In 1768 the first modern circus opened. A few years later jugglers were employed to perform acts along with the horse and clown acts. Since then, jugglers have been associated with circuses.

In the 19th century variety and music hall theatres became more popular, and jugglers were in demand to fill time between music acts, performing in front of the curtain while sets were changed. Performers started specializing in juggling, separating it from other kinds of performance such as sword swallowing and magic. Rubber processing developed, and jugglers started using rubber balls. Previously juggling balls were made from balls of twine, stuffed leather bags, wooden spheres, or various metals. Solid or inflatable rubber balls meant that bounce juggling was possible. Inflated rubber balls made ball spinning easier and more readily accessible.

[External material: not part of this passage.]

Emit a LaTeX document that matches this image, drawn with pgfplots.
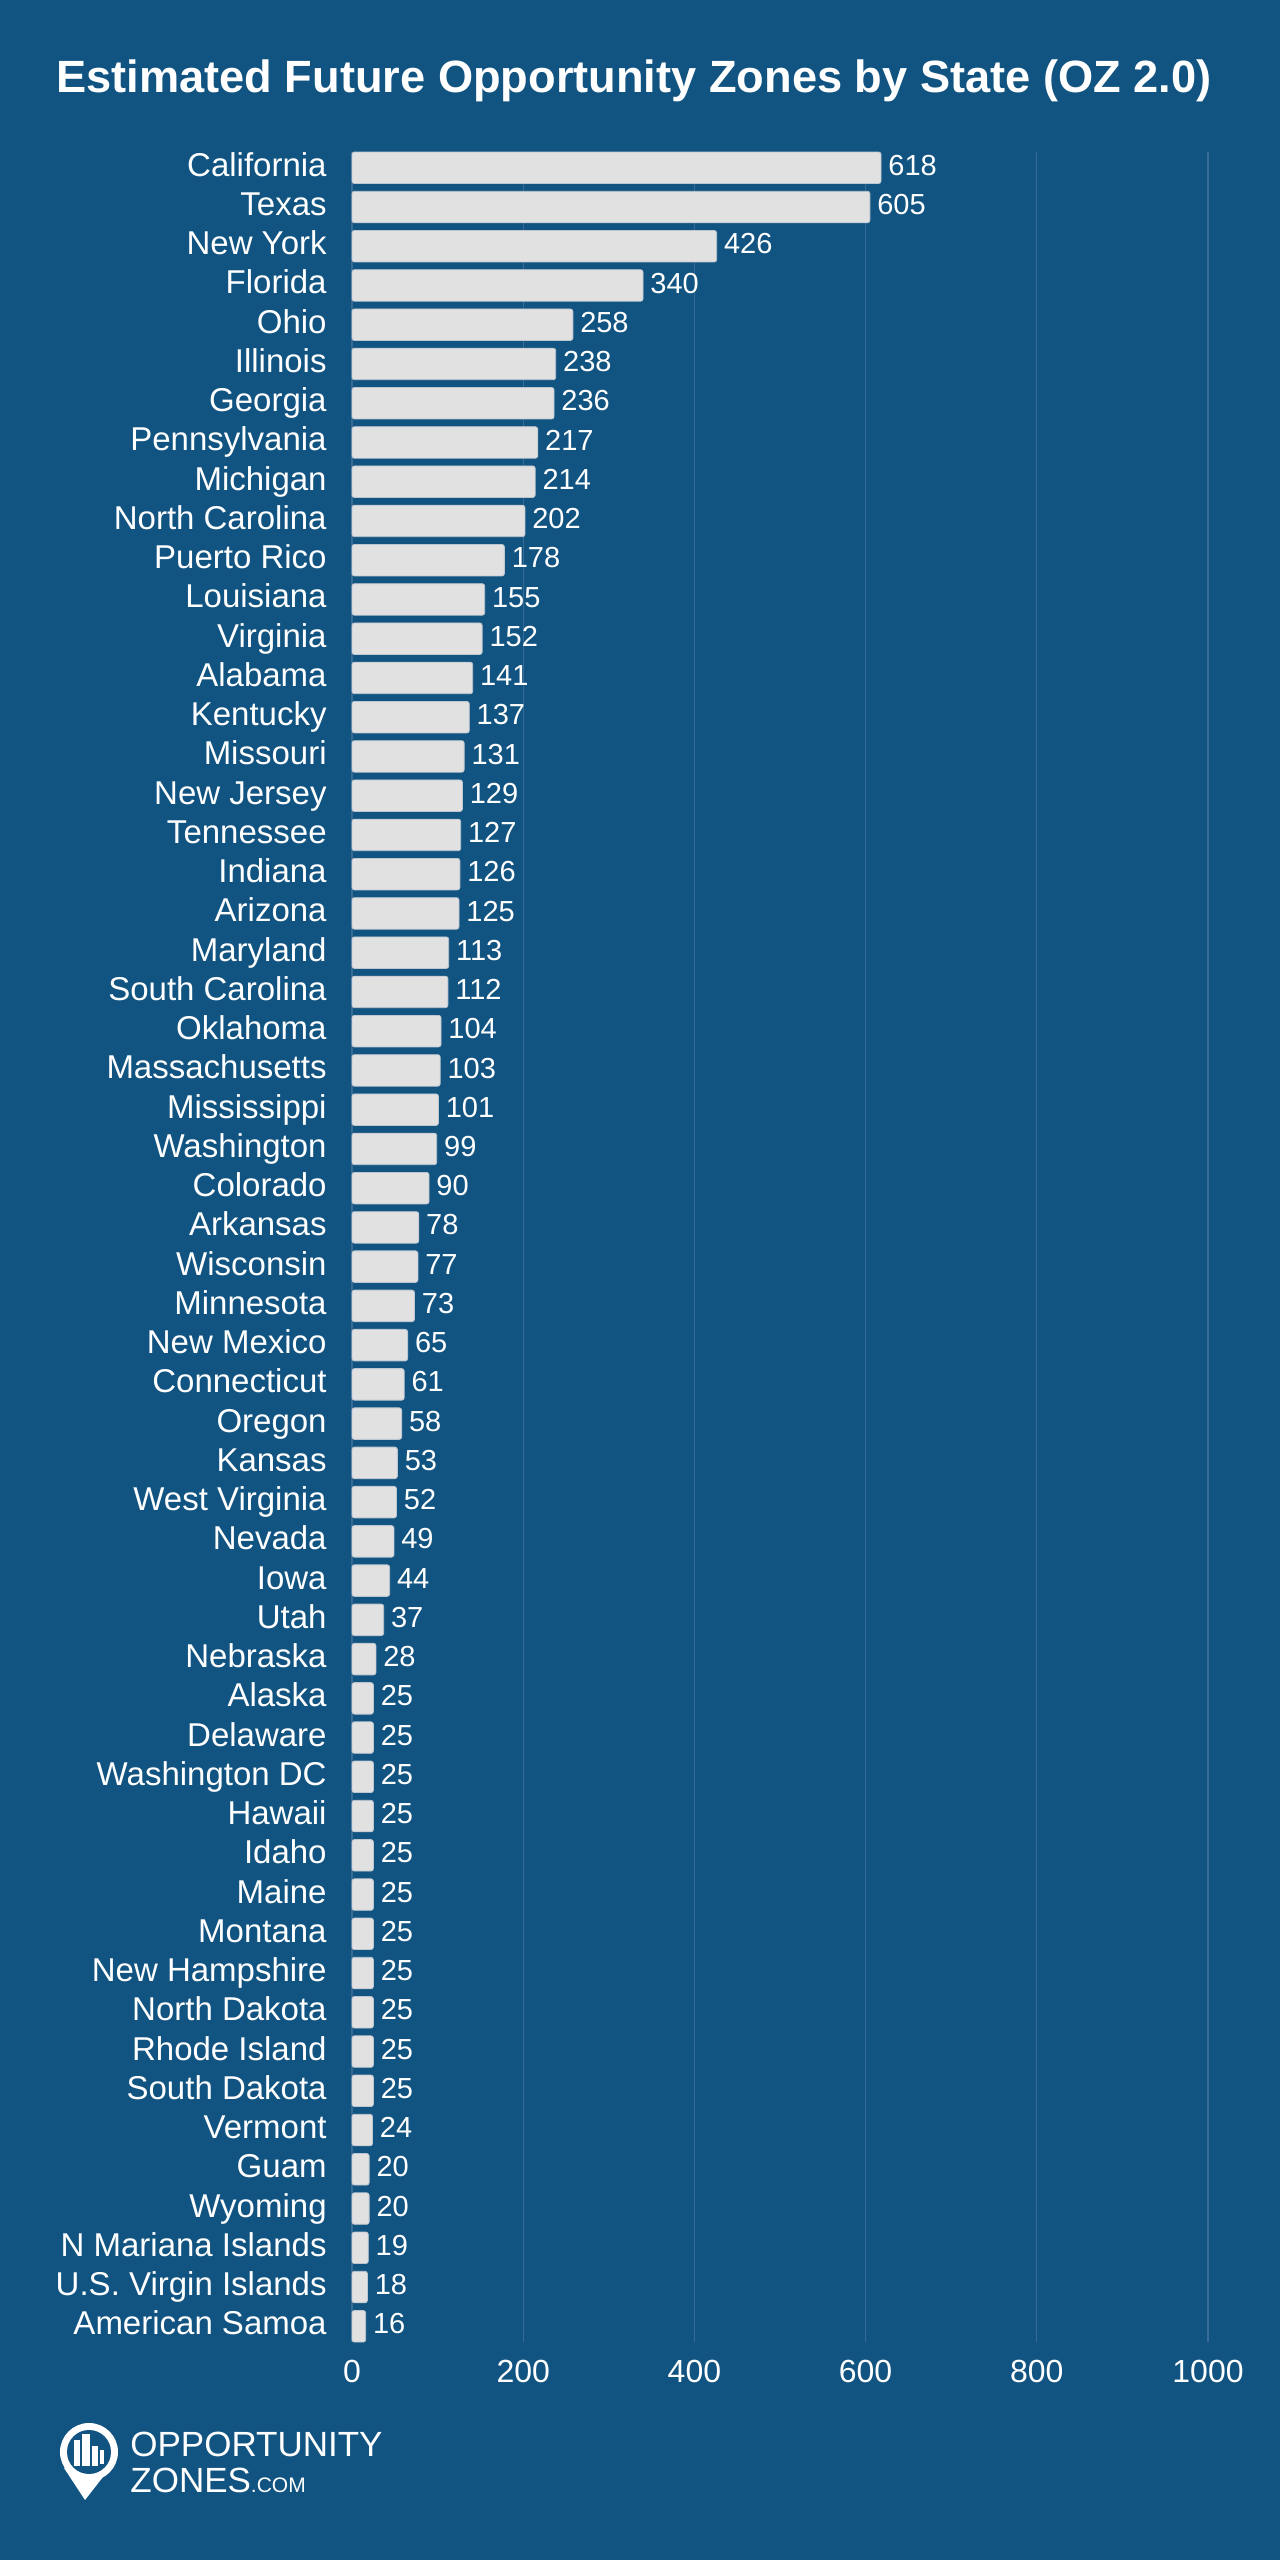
\documentclass[border=0pt]{standalone}
\usepackage{pgfplots}
\pgfplotsset{compat=1.18}
\usepackage{pgfplotstable}
\usepackage{fontspec}
\setmainfont{Liberation Sans}
\definecolor{bg}{RGB}{17,84,129}
\definecolor{gridc}{RGB}{55,106,148}
\definecolor{barc}{RGB}{225,225,225}
\definecolor{barb}{RGB}{190,198,208}
\pgfplotstableread{
idx val
0 618
1 605
2 426
3 340
4 258
5 238
6 236
7 217
8 214
9 202
10 178
11 155
12 152
13 141
14 137
15 131
16 129
17 127
18 126
19 125
20 113
21 112
22 104
23 103
24 101
25 99
26 90
27 78
28 77
29 73
30 65
31 61
32 58
33 53
34 52
35 49
36 44
37 37
38 28
39 25
40 25
41 25
42 25
43 25
44 25
45 25
46 25
47 25
48 25
49 25
50 24
51 20
52 20
53 19
54 18
55 16
}\oztable
\begin{document}
\begin{tikzpicture}
\fill[bg] (0,0) rectangle (640pt,1280pt);
\node[text=white, font=\fontsize{22.6pt}{26pt}\selectfont\bfseries] at (317pt,1239.5pt) {Estimated Future Opportunity Zones by State (OZ 2.0)};
\begin{axis}[
  at={(176pt,109pt)}, anchor=south west,
  scale only axis,
  width=428pt, height=1095pt,
  xbar, bar width=15.75pt,
  xmin=0, xmax=1000,
  ymin=-0.401, ymax=55.401,
  y dir=reverse,
  xtick={0,200,400,600,800,1000},
  ytick={0,...,55},
  yticklabels={California,Texas,New York,Florida,Ohio,Illinois,Georgia,Pennsylvania,Michigan,North Carolina,Puerto Rico,Louisiana,Virginia,Alabama,Kentucky,Missouri,New Jersey,Tennessee,Indiana,Arizona,Maryland,South Carolina,Oklahoma,Massachusetts,Mississippi,Washington,Colorado,Arkansas,Wisconsin,Minnesota,New Mexico,Connecticut,Oregon,Kansas,West Virginia,Nevada,Iowa,Utah,Nebraska,Alaska,Delaware,Washington DC,Hawaii,Idaho,Maine,Montana,New Hampshire,North Dakota,Rhode Island,South Dakota,Vermont,Guam,Wyoming,N Mariana Islands,U.S. Virgin Islands,American Samoa},
  /pgf/number format/assume math mode=true,
  xticklabel={\pgfmathprintnumber[1000 sep={}]{\tick}},
  axis line style={draw=none},
  major tick length=0pt,
  xmajorgrids, ymajorgrids=false,
  major grid style={draw=gridc, line width=0.6pt},
  yticklabel style={anchor=east, inner sep=0pt, xshift=-12.5pt, text height=11.8pt, text depth=3.3pt, text=white, font=\fontsize{16.5pt}{19pt}\selectfont},
  xticklabel style={anchor=north, inner sep=0pt, yshift=-9pt, text=white, font=\fontsize{16pt}{18pt}\selectfont},
  nodes near coords,
  every node near coord/.append style={anchor=west, inner sep=0pt, xshift=3.5pt, text height=10.4pt, text depth=2.8pt, text=white, font=\fontsize{14.5pt}{16pt}\selectfont},
  clip=false,
]
\addplot[fill=barc, draw=barb, line width=0.4pt, rounded corners=1.2pt] table[x=val, y=idx] {\oztable};
\end{axis}
% logo
\fill[white] (44.5pt,54pt) circle (14.5pt);
\fill[white] (32pt,46pt) -- (42.5pt,30pt) -- (55pt,46pt) -- cycle;
\fill[bg] (44.5pt,54pt) circle (11pt);
\fill[white] (37pt,47pt) rectangle (40pt,60pt);
\fill[white] (41pt,47pt) rectangle (45pt,63pt);
\fill[white] (46pt,47pt) rectangle (49pt,57pt);
\fill[white] (50pt,48pt) rectangle (52pt,55pt);
\node[anchor=base west, inner sep=0pt, text=white, font=\fontsize{17.5pt}{20pt}\selectfont] at (65pt,51.5pt) {OPPORTUNITY};
\node[anchor=base west, inner sep=0pt, text=white, font=\fontsize{17.5pt}{20pt}\selectfont] at (65pt,34pt) {ZONES\fontsize{10.5pt}{12pt}\selectfont.COM};
\end{tikzpicture}
\end{document}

Soon in North America, vaudeville theatres employed jugglers, often hiring European performers.

20th century

In the 1950s, the early years of TV, when variety-style programming was popular, jugglers were often featured. But developing a new act for each new show, week after week, was more difficult for jugglers than other types of entertainers; comedians and musicians can pay others to write their material but jugglers cannot get other people to learn new skills on their behalf.

In the early 1950s the International Jugglers’ Association began as a club for performing jugglers and since 1980s, the juggling culture and community has developed.

Popular forms of juggling

Basically there are 6 main types of juggling:

1) Objects juggled
In this type of juggling the main goal is to juggle different types of objects, such as balls, clubs, rings, diabolos, devil sticks and cigar boxes. Unusual objects such as scarves, knives, fruits, flaming torches and chainsaws, may also be used.

2) Method of juggling
The classical and best known form (toss juggling) is throwing and catching objects in the air without touching the ground.Bounce juggling is bouncing objects (usually balls) off the ground. Contact juggling is manipulating the object in constant contact with the body.

3) Performance style
Performance style is basically thematic juggling. It can be done as a gentleman with the relevant props, such as a hat, wine bottle, cigar and cane. Or it can be performed as a sportsman, with bats, racquets and balls (snooker or football as well)

4) Number of objects juggled
The main aim is here to perform exceptionally skillful and impressive manipulations with the objects juggled. The more objects are juggled the more astonishing the tricks are.

5) Number of jugglers
Juggling is mostly performed individually. By increasing the number of players, the difficulty of the tricks might change. These tricks are happened to be much more spectacular than regular one-man shows.

6) Sport Juggling
Juggling is sometimes done as a sport. Organizations such as the WJF promote sport juggling and reward pure technical ability and give no credit for entertainment, or for juggling with props such as knives or torches.